- TASK BRIEF
Show every line in the entries below where the word "that" appears.

Figure scripts:
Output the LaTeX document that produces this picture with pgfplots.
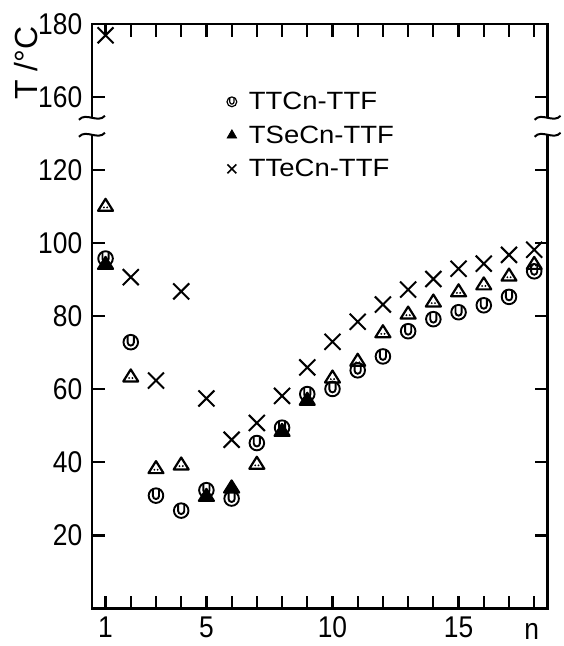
\documentclass[border=0pt]{standalone}
\usepackage{fontspec}
\setmainfont{Liberation Sans}
\newfontfamily\narrowsans{Liberation Sans}[FakeStretch=0.88]
\newfontfamily\widesans{Liberation Sans}[FakeStretch=1.1]
\usepackage{pgfplots}
\pgfplotsset{compat=1.18}

% circle with a U inside (TTCn-TTF)
\pgfdeclareplotmark{ucirc}{%
  \pgfpathcircle{\pgfpointorigin}{\pgfplotmarksize}%
  \pgfusepathqstroke
  \pgfpathmoveto{\pgfqpoint{-0.42\pgfplotmarksize}{0.9\pgfplotmarksize}}%
  \pgfpathlineto{\pgfqpoint{-0.42\pgfplotmarksize}{-0.05\pgfplotmarksize}}%
  \pgfpatharc{180}{360}{0.42\pgfplotmarksize}%
  \pgfpathlineto{\pgfqpoint{0.42\pgfplotmarksize}{0.9\pgfplotmarksize}}%
  \pgfusepathqstroke}
% open triangle with two dots (TSeCn-TTF)
\pgfdeclareplotmark{dtri}{%
  \pgfpathmoveto{\pgfqpoint{0pt}{0.85\pgfplotmarksize}}%
  \pgfpathlineto{\pgfqpoint{-\pgfplotmarksize}{-0.75\pgfplotmarksize}}%
  \pgfpathlineto{\pgfqpoint{\pgfplotmarksize}{-0.75\pgfplotmarksize}}%
  \pgfpathclose
  \pgfusepathqstroke
  \pgfpathcircle{\pgfqpoint{-0.22\pgfplotmarksize}{-0.3\pgfplotmarksize}}{0.14\pgfplotmarksize}%
  \pgfpathcircle{\pgfqpoint{0.22\pgfplotmarksize}{-0.3\pgfplotmarksize}}{0.14\pgfplotmarksize}%
  \pgfusepathqfill}
% filled triangle (where symbols overlap)
\pgfdeclareplotmark{ftri}{%
  \pgfpathmoveto{\pgfqpoint{0pt}{0.85\pgfplotmarksize}}%
  \pgfpathlineto{\pgfqpoint{-\pgfplotmarksize}{-0.75\pgfplotmarksize}}%
  \pgfpathlineto{\pgfqpoint{\pgfplotmarksize}{-0.75\pgfplotmarksize}}%
  \pgfpathclose
  \pgfusepathqfillstroke}
% big cross (TTeCn-TTF)
\pgfdeclareplotmark{bigx}{%
  \pgfpathmoveto{\pgfqpoint{-\pgfplotmarksize}{-\pgfplotmarksize}}%
  \pgfpathlineto{\pgfqpoint{\pgfplotmarksize}{\pgfplotmarksize}}%
  \pgfpathmoveto{\pgfqpoint{-\pgfplotmarksize}{\pgfplotmarksize}}%
  \pgfpathlineto{\pgfqpoint{\pgfplotmarksize}{-\pgfplotmarksize}}%
  \pgfusepathqstroke}

\begin{document}
\begin{tikzpicture}
\begin{axis}[
  scale only axis,
  width=456pt, height=585pt,
  xmin=0.46, xmax=18.53,
  ymin=0, ymax=160,
  axis line style={line width=2.6pt},
  tick style={black, line width=2.2pt},
  major tick length=13pt,
  tick align=inside,
  xtick={1,...,18},
  xticklabels={1,,,,5,,,,,10,,,,,15,,,},
  % values above the break are plotted 20 lower (160 -> 140, 180 -> 160)
  ytick={20,40,60,80,100,120,140,160},
  yticklabels={20,40,60,80,100,120,160,180},
  ticklabel style={font=\narrowsans\fontsize{30}{36}\selectfont, inner sep=0pt},
  xticklabel shift=8pt,
  yticklabel shift=9.5pt,
  clip=false,
  legend style={draw=none, fill=none, inner sep=0pt,
    at={(rel axis cs:0.2947,0.8868)}, anchor=north west,
    font=\widesans\fontsize{25}{30}\selectfont,
    column sep=9.5pt, row sep=10.6pt,
    nodes={inner sep=2pt}},
  legend cell align=left,
]
\coordinate (blc) at (rel axis cs:0,0);
\coordinate (trc) at (rel axis cs:1,1);
\coordinate (brL) at (axis cs:0.46,132);
\coordinate (brR) at (axis cs:18.53,132);

\addlegendimage{legend image code/.code={\path[draw=none,fill=none] (-5.5pt,-5.5pt) rectangle (5.5pt,5.5pt);
  \draw[black,line width=1.2pt,mark=ucirc,mark size=4.9pt] plot coordinates {(0pt,0pt)};}}
\addlegendentry{TTCn-TTF}
\addlegendimage{legend image code/.code={\path[draw=none,fill=none] (-5.5pt,-5.5pt) rectangle (5.5pt,5.5pt);
  \draw[black,fill=black,line width=0.8pt,mark=triangle*,mark size=5.5pt] plot coordinates {(0pt,0pt)};}}
\addlegendentry{TSeCn-TTF}
\addlegendimage{legend image code/.code={\path[draw=none,fill=none] (-5.5pt,-5.5pt) rectangle (5.5pt,5.5pt);
  \draw[black,line width=1.5pt,mark=bigx,mark size=4.4pt] plot coordinates {(0pt,0pt)};}}
\addlegendentry{TTeCn-TTF}

% TSeCn-TTF, open triangles
\addplot[only marks, mark=dtri, mark size=7.5pt, line width=2.2pt, line join=round, forget plot]
  coordinates {(1,110.4) (2,63.7) (3,38.6) (4,39.6) (7,39.8) (10,63.4) (11,68.0)
  (12,75.8) (13,80.9) (14,84.2) (15,87.0) (16,88.9) (17,91.3) (18,94.5)};
% TSeCn-TTF, points hidden under circles
\addplot[only marks, mark=ftri, mark size=7.5pt, line width=2.2pt, line join=round, forget plot]
  coordinates {(1,94.5) (5,31.0) (6,33.3) (8,48.8) (9,57.3)};
% TTCn-TTF
\addplot[only marks, mark=ucirc, mark size=7.3pt, line width=1.9pt, forget plot]
  coordinates {(1,95.8) (2,72.9) (3,30.9) (4,26.8) (5,32.4) (6,30.1) (7,45.3)
  (8,49.5) (9,58.7) (10,60.1) (11,65.2) (12,69.0) (13,75.9) (14,79.2) (15,81.1)
  (16,83.0) (17,85.3) (18,92.3)};
% TTeCn-TTF (n=1: 176.9 -> 156.9 above the break)
\addplot[only marks, mark=bigx, mark size=8pt, line width=2pt, forget plot]
  coordinates {(1,156.9) (2,90.7) (3,62.4) (4,86.8) (5,57.5) (6,46.2) (7,50.8)
  (8,58.2) (9,66.0) (10,73.0) (11,78.5) (12,83.2) (13,87.3) (14,90.2) (15,93.0)
  (16,94.4) (17,96.8) (18,98.2)};

\node[rotate=90, inner sep=0pt, font=\fontsize{32}{38}\selectfont] at ([xshift=-66pt]axis cs:0.46,149.3) {T /°C};
\node[anchor=base, inner sep=0pt, font=\narrowsans\fontsize{30}{36}\selectfont] at ([yshift=-30.5pt]axis cs:17.9,0) {n};
\end{axis}

% axis breaks
\foreach \c in {brL,brR}{
  \fill[white] ([xshift=-4pt,yshift=-8pt]\c) rectangle ([xshift=4pt,yshift=8pt]\c);
  \draw[line width=2pt] ([xshift=-13pt,yshift=6.5pt]\c) .. controls +(7pt,8pt) and +(-7pt,-8pt) .. ([xshift=13pt,yshift=10.5pt]\c);
  \draw[line width=2pt] ([xshift=-13pt,yshift=-10.5pt]\c) .. controls +(7pt,8pt) and +(-7pt,-8pt) .. ([xshift=13pt,yshift=-6.5pt]\c);
}

\pgfresetboundingbox
\path[use as bounding box] ([xshift=-92pt,yshift=-37.5pt]blc) rectangle ([xshift=15.5pt,yshift=24pt]trc);
\end{tikzpicture}
\end{document}
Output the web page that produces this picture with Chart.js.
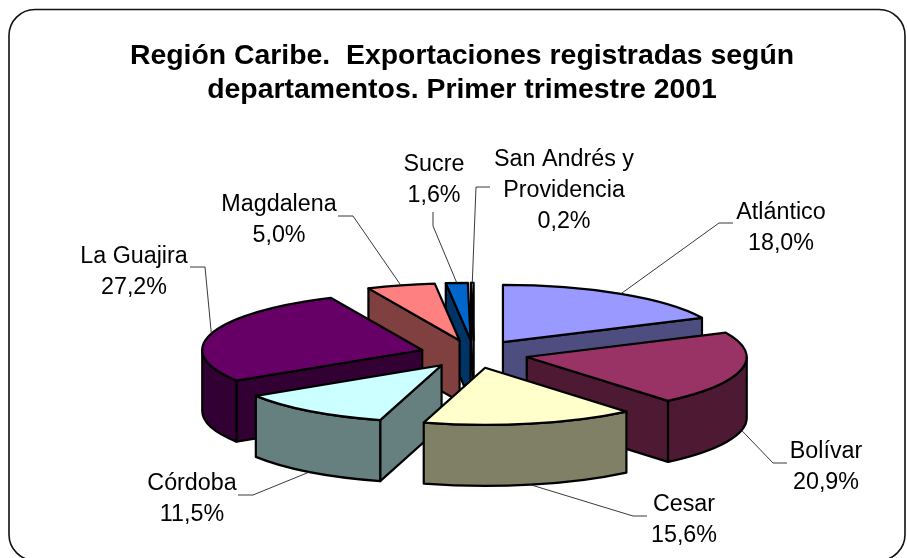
<!DOCTYPE html>
<html>
<head>
<meta charset="utf-8">
<style>html,body{margin:0;padding:0;background:#fff}canvas{display:block}</style>
<script src="https://cdn.jsdelivr.net/npm/chart.js@4/dist/chart.umd.min.js"></script>
</head>
<body>
<canvas id="c" width="907" height="558"></canvas>
<script>
const categories = ['Atlántico','Bolívar','Cesar','Córdoba','La Guajira','Magdalena','Sucre',['San Andrés y','Providencia']];
const shares = [18.0,20.9,15.6,11.5,27.2,5.0,1.6,0.2];
const topColors = ['#9999FF','#993366','#FFFFCC','#CCFFFF','#660066','#FF8080','#0066CC','#CCCCFF'];
const wallColors = ['#4D4D80','#4D1933','#808066','#668080','#330033','#804040','#003366','#666680'];
const titleLines = ['Región Caribe.  Exportaciones registradas según','departamentos. Primer trimestre 2001'];

// Presentation settings (pseudo-3D projection and label placement)
const view = {cx:474, cy:354, squash:0.26, depth:61, explode:54, radius:220};
const labelPos = [[781,212.5],[826,451.5],[684,504.5],[192,483.5],[134,256.5],[279,204.5],[434,164.5],[564,159.5]];
const leaderBends = [
  [[719,223],[733,223]],
  [[773,463],[787,463]],
  [[633,516],[647,516]],
  [[253,495],[238,495]],
  [[205,267],[190,267]],
  [[353,216],[338,216]],
  [[433,226],[433,212]],
  [[476,187],[490,187]]
];

function geom(arc){
  const mid=(arc.startAngle+arc.endAngle)/2;
  const ox=view.cx+Math.cos(mid)*view.explode;
  const oy=view.cy+Math.sin(mid)*view.explode*view.squash;
  return {mid,ox,oy,a0:arc.startAngle,a1:arc.endAngle,R:arc.outerRadius,
    px:a=>ox+Math.cos(a)*arc.outerRadius,
    py:a=>oy+Math.sin(a)*arc.outerRadius*view.squash};
}
function stroke(ctx){ctx.lineWidth=2.2;ctx.strokeStyle='#000';ctx.lineJoin='round';ctx.stroke();}
function quad(ctx,x1,y1,x2,y2,color){
  const d=view.depth;
  ctx.beginPath();ctx.moveTo(x1,y1);ctx.lineTo(x2,y2);ctx.lineTo(x2,y2+d);ctx.lineTo(x1,y1+d);ctx.closePath();
  ctx.fillStyle=color;ctx.fill();stroke(ctx);
}
const pie3d={
  id:'pie3d',
  beforeDraw(chart){
    const ctx=chart.ctx;
    ctx.save();
    ctx.fillStyle='#fff';ctx.fillRect(0,0,907,558);
    ctx.beginPath();ctx.roundRect(9,9.5,896,551,26);
    ctx.lineWidth=1.6;ctx.strokeStyle='#111';ctx.stroke();
    ctx.restore();
  },
  beforeDatasetsDraw(chart){
    const ctx=chart.ctx;
    const arcs=chart.getDatasetMeta(0).data;
    const order=arcs.map((a,i)=>i).sort((p,q)=>Math.sin(geom(arcs[p]).mid)-Math.sin(geom(arcs[q]).mid));
    ctx.save();
    for(const i of order){
      const arc=arcs[i],g=geom(arc),color=wallColors[i];
      const sx=g.px(g.a0),sy=g.py(g.a0),ex=g.px(g.a1),ey=g.py(g.a1);
      if(sx<g.ox-0.01) quad(ctx,g.ox,g.oy,sx,sy,color);
      if(ex>g.ox+0.01) quad(ctx,ex,ey,g.ox,g.oy,color);
      const b0=Math.max(g.a0,0),b1=Math.min(g.a1,Math.PI);
      if(b1>b0){
        ctx.beginPath();
        ctx.ellipse(g.ox,g.oy,g.R,g.R*view.squash,0,b0,b1,false);
        ctx.ellipse(g.ox,g.oy+view.depth,g.R,g.R*view.squash,0,b1,b0,true);
        ctx.closePath();
        ctx.fillStyle=color;ctx.fill();stroke(ctx);
      }
      ctx.save();
      ctx.translate(g.ox,g.oy);ctx.scale(1,view.squash);ctx.translate(-arc.x,-arc.y);
      arc.draw(ctx);
      ctx.restore();
      ctx.beginPath();
      ctx.moveTo(g.ox,g.oy);
      ctx.ellipse(g.ox,g.oy,g.R,g.R*view.squash,0,g.a0,g.a1,false);
      ctx.closePath();
      stroke(ctx);
    }
    ctx.restore();
    return false;
  },
  afterDraw(chart){
    const ctx=chart.ctx;
    const arcs=chart.getDatasetMeta(0).data;
    ctx.save();
    ctx.lineWidth=0.9;ctx.strokeStyle='#222';
    arcs.forEach((arc,i)=>{
      const g=geom(arc);
      const front=Math.sin(g.mid)>0.1;
      const ax=g.px(g.mid),ay=g.py(g.mid)+(front?view.depth:0);
      ctx.beginPath();ctx.moveTo(ax,ay);
      for(const p of leaderBends[i]) ctx.lineTo(p[0],p[1]);
      ctx.stroke();
    });
    ctx.fillStyle='#000';ctx.font='23.3px "Liberation Sans"';
    ctx.textAlign='center';ctx.textBaseline='middle';
    arcs.forEach((arc,i)=>{
      const names=[].concat(categories[i]);
      const lines=names.concat(shares[i].toFixed(1).replace('.',',')+'%');
      lines.forEach((t,j)=>ctx.fillText(t,labelPos[i][0],labelPos[i][1]+j*31));
    });
    ctx.restore();
  }
};
new Chart(document.getElementById('c'),{
  type:'pie',
  data:{labels:categories,datasets:[{data:shares,backgroundColor:topColors,borderWidth:0}]},
  options:{
    responsive:false,animation:false,radius:view.radius,
    layout:{padding:{left:17}},
    plugins:{
      legend:{display:false},tooltip:{enabled:false},
      title:{display:true,text:titleLines,color:'#000',
        font:{family:'"Liberation Sans"',size:28.4,weight:'bold',lineHeight:1.2},
        padding:{top:39,bottom:10}}
    }
  },
  plugins:[pie3d]
});
</script>
</body>
</html>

- ANSWER TO THE EXERCISE
Output the LaTeX document that produces this picture with pgfplots.
Output the web page that produces this picture with Chart.js.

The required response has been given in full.